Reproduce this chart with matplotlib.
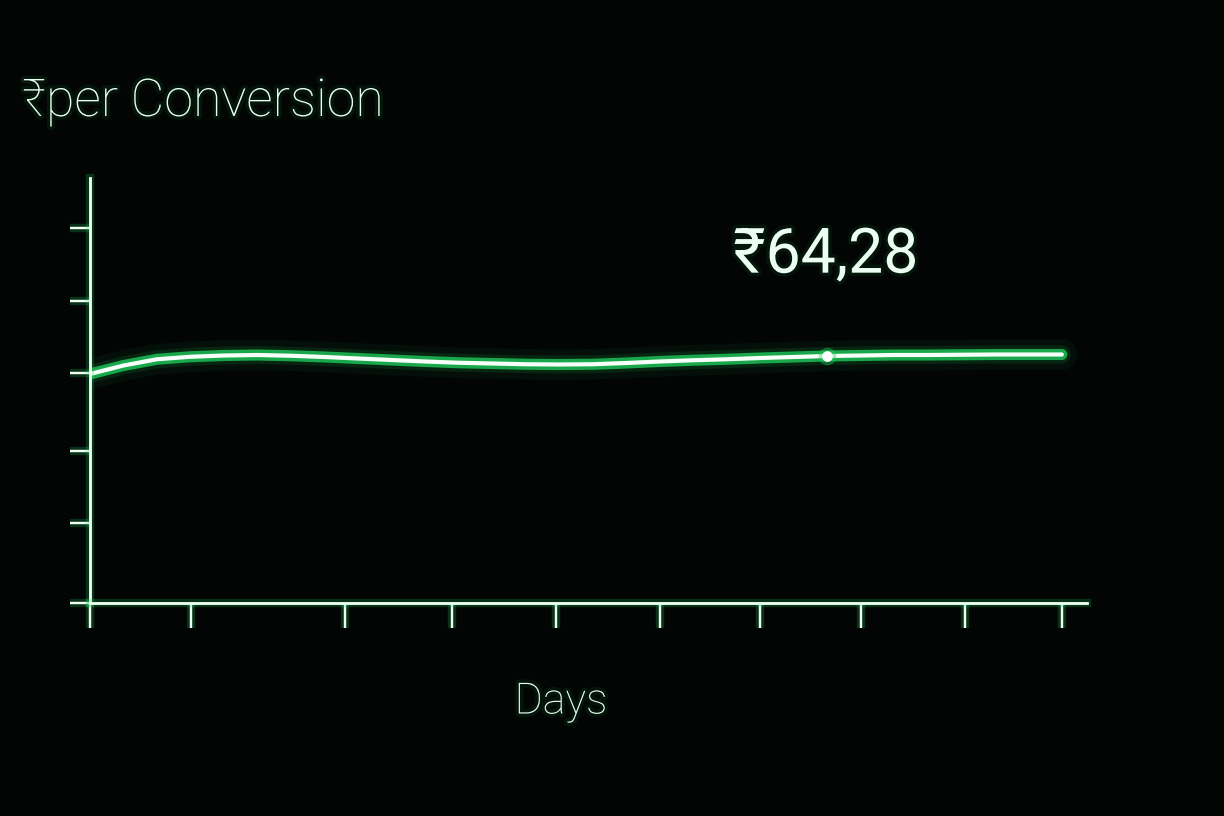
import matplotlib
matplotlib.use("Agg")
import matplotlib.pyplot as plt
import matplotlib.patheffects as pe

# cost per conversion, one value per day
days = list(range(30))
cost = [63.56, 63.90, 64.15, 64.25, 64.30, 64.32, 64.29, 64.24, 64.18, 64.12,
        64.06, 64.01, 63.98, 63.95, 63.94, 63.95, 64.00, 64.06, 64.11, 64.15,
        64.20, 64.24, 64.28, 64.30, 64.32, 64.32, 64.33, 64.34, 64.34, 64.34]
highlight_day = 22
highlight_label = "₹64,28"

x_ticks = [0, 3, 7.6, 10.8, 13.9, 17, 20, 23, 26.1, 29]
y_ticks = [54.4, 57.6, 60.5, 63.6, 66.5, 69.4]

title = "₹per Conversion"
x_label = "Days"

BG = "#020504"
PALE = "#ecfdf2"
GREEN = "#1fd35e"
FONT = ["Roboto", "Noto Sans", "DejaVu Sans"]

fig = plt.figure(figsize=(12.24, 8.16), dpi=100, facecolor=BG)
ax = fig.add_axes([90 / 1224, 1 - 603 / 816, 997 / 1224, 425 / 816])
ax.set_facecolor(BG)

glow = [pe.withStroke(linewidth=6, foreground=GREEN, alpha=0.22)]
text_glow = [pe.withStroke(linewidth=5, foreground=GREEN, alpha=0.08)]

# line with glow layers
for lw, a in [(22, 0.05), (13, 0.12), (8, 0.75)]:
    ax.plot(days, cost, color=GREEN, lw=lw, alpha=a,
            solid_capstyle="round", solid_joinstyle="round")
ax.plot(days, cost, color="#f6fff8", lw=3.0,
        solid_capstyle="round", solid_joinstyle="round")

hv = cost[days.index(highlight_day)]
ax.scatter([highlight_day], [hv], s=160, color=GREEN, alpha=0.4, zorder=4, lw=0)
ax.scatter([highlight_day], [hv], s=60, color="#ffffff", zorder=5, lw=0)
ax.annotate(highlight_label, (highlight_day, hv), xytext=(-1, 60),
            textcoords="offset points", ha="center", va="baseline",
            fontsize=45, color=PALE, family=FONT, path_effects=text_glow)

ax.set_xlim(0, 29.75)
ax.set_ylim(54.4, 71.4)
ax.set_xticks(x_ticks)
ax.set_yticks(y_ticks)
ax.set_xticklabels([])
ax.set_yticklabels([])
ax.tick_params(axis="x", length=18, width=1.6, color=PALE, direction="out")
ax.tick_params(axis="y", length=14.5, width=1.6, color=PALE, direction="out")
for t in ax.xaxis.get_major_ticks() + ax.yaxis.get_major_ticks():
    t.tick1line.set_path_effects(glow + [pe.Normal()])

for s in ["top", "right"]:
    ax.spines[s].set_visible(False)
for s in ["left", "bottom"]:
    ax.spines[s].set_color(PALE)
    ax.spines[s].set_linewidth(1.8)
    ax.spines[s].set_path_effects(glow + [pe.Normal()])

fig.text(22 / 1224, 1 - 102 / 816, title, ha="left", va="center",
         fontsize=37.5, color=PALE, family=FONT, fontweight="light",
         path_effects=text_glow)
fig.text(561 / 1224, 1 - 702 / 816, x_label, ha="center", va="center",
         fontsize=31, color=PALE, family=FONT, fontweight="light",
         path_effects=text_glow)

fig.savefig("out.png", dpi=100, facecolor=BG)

== YOUR INSTRUCTIONS ==
Without the pictures, return the listing above from its first line through the line that has "[pe.withStroke(linewidth=5, foreground=GREEN, alpha=0.08)]".

== SOLUTION TO THIS PROBLEM ==
Reproduce this chart with matplotlib.
import matplotlib
matplotlib.use("Agg")
import matplotlib.pyplot as plt
import matplotlib.patheffects as pe

# cost per conversion, one value per day
days = list(range(30))
cost = [63.56, 63.90, 64.15, 64.25, 64.30, 64.32, 64.29, 64.24, 64.18, 64.12,
        64.06, 64.01, 63.98, 63.95, 63.94, 63.95, 64.00, 64.06, 64.11, 64.15,
        64.20, 64.24, 64.28, 64.30, 64.32, 64.32, 64.33, 64.34, 64.34, 64.34]
highlight_day = 22
highlight_label = "₹64,28"

x_ticks = [0, 3, 7.6, 10.8, 13.9, 17, 20, 23, 26.1, 29]
y_ticks = [54.4, 57.6, 60.5, 63.6, 66.5, 69.4]

title = "₹per Conversion"
x_label = "Days"

BG = "#020504"
PALE = "#ecfdf2"
GREEN = "#1fd35e"
FONT = ["Roboto", "Noto Sans", "DejaVu Sans"]

fig = plt.figure(figsize=(12.24, 8.16), dpi=100, facecolor=BG)
ax = fig.add_axes([90 / 1224, 1 - 603 / 816, 997 / 1224, 425 / 816])
ax.set_facecolor(BG)

glow = [pe.withStroke(linewidth=6, foreground=GREEN, alpha=0.22)]
text_glow = [pe.withStroke(linewidth=5, foreground=GREEN, alpha=0.08)]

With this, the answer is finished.